The Marshall Plan 1948-1951 was an unselfish effort to restore Europe’s industry and infrastructure destroyed in the Second World War. For many years, organized groups have advocated a second Marshall Plan to eradicate poverty everywhere. Since there are about three billion people living in poverty, a business as usual approach will not eliminate poverty. The rich countries have to make a concerted effort. The United Nations Millennium Goals aim to do this. There is at least one nongovernmental organization, Global Marshall Plan (www.globalmarshallplan.org) that has been pursuing this goal for years. The second Marshall Plan will be more expensive, complicated and longer than the first one. Since the Apollo 11 rocket had two million moving parts, I do not want to hear complexity as a fatalistic excuse not to engage in the effort.

Where would the money come from? Reduce the world’s military budget by 10% and invest the new 10% in poverty reduction. This is a security investment in reducing conflict and the terrorists’ recruiting pool. Any foreign aid with some due diligence will work better than military expenditures as seen in the total failure to achieve peace in Iraq and Afghanistan.

In some countries, foreign aid helps dictators stay in power. In the second Marshall Plan, funders must look to countries where some success is possible, where governments are more responsive and less corrupt. Where aid has had a negative impact, I recommend eliminating aid altogether.

There has to be international reform in lending practices. Currently, governments and banks give loans to notoriously corrupt dictators with massive human rights atrocities. The dictator and his assistants put their money in Swiss bank accounts or tax havens. When a reform group sweeps the dictator from power, the creditors look to the new government to pay the dictator’s loans. The proposed international rule is that banks lending to dictator governments may only seek payment from the dictator and his followers and the new government is not held responsible for the old debts.

William Easterly, in his book The White Man’s Burden: Why The West’s Efforts To Aid The Rest Have Done So Much Ill And So Little Good, recommends a bottom-up approach rather than top-down. For example, churches, community groups and other entities would draw up proposals for schools, electrification projects, wells, infrastructure, health facilities and everything else. The new agency would give the funds directly to the entity. This would certainly avoid some corruption from governmental entities. In much the same way, the US Education Department gives donations to school districts for specific programs or computers.

To insure transparency, American rabbi Michael Lerner recommends a board of directors for each country that will include farmers, clergy, teachers, labor union members and not just people from the financial community.

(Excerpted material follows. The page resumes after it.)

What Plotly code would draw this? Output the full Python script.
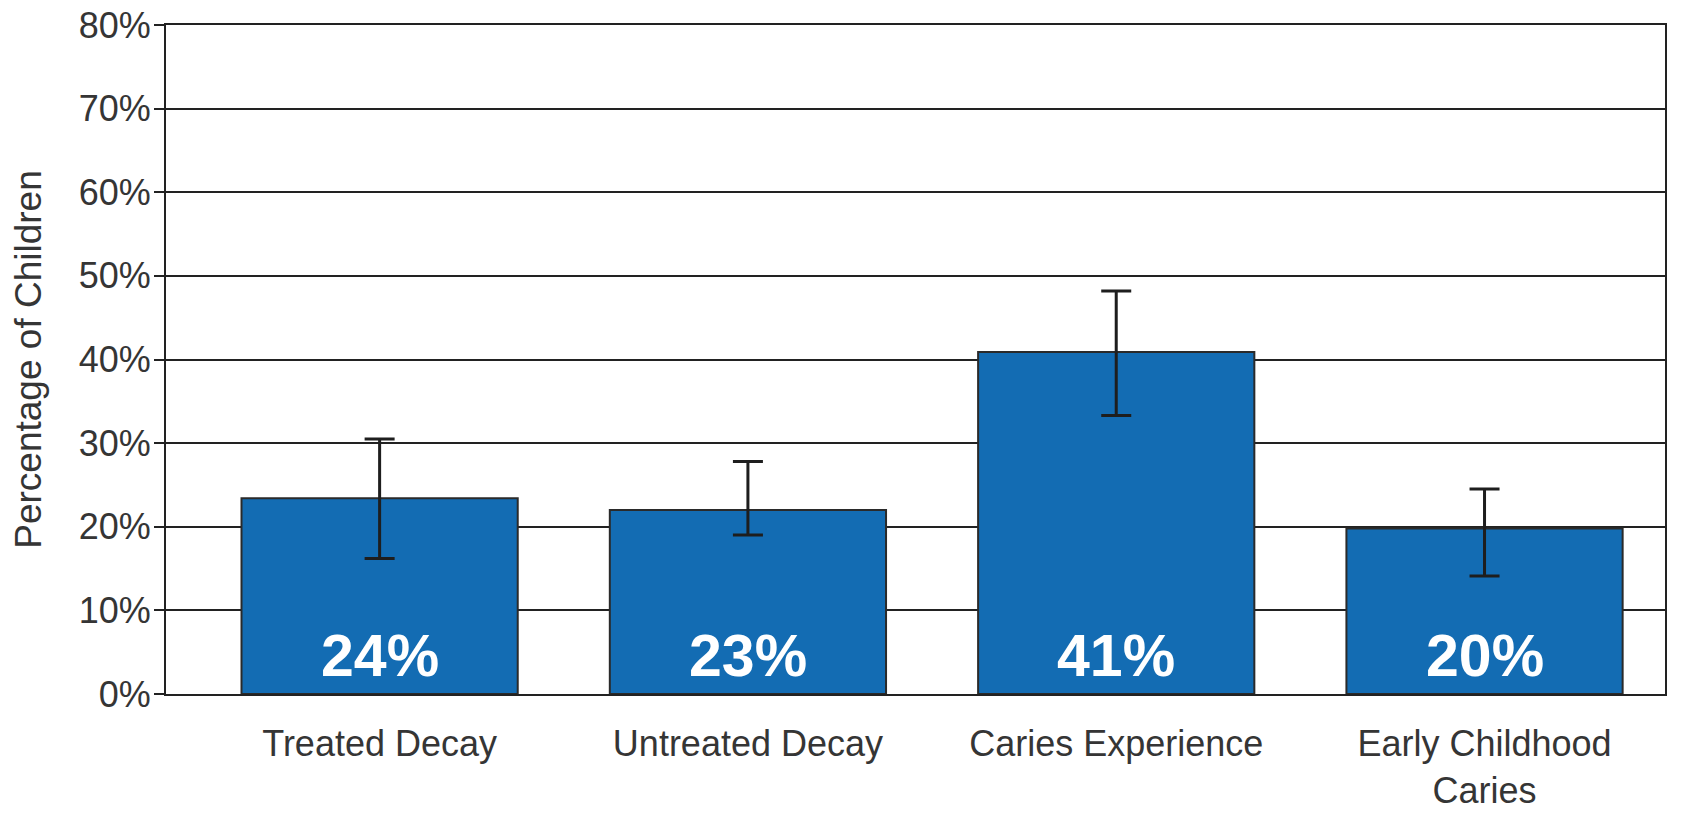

There have to be institutional reforms in the World Bank and the International Monetary Fund that exist largely to protect creditors. The hypocrisy is that when a financial crisis hits a poor country, these institutions demand a balanced budget and slashing programs for the poor. The United States government, except during the Clinton years, has produced record deficits. What is needed is funding social programs for countries in crisis as well as debt assistance. This means a much longer payback period but a lower price in human suffering.

Earth Policy Institute president, Lester Brown, in his book Plan B: Rescuing a Planet under Stress and a Civilization in Trouble, proposes the following funding for a second Marshall Plan:

Goal Funding (billion dollars)

Universal Primary Education 15
Adult literacy campaign 4
Reproductive health and family planning 10
Closing the condom gap 2
School lunch programs for 44 poorest countries 6
Assistance to preschool children and pregnant women in 44 poorest countries 4
Universal basic health care 21

Total 62

Individual countries will ask for additional funding for environmental projects and social programs.

People new in Twelve Step programs learn early an informal definition for insanity: doing the same thing over and over again but expecting different results. Our human society needs institutional reform and smart foreign aid to lift some three billion out of poverty. With business as usual, there will be increasing poverty and a recruitment pool for terrorists. By abolishing poverty, remembering Winston Churchill’s most famous speech, all humans will “walk in sunlit uplands.”

Formerly a Houston resident, Ed O’Rourke is a certified public accountant, now living in Medellin, Colombia.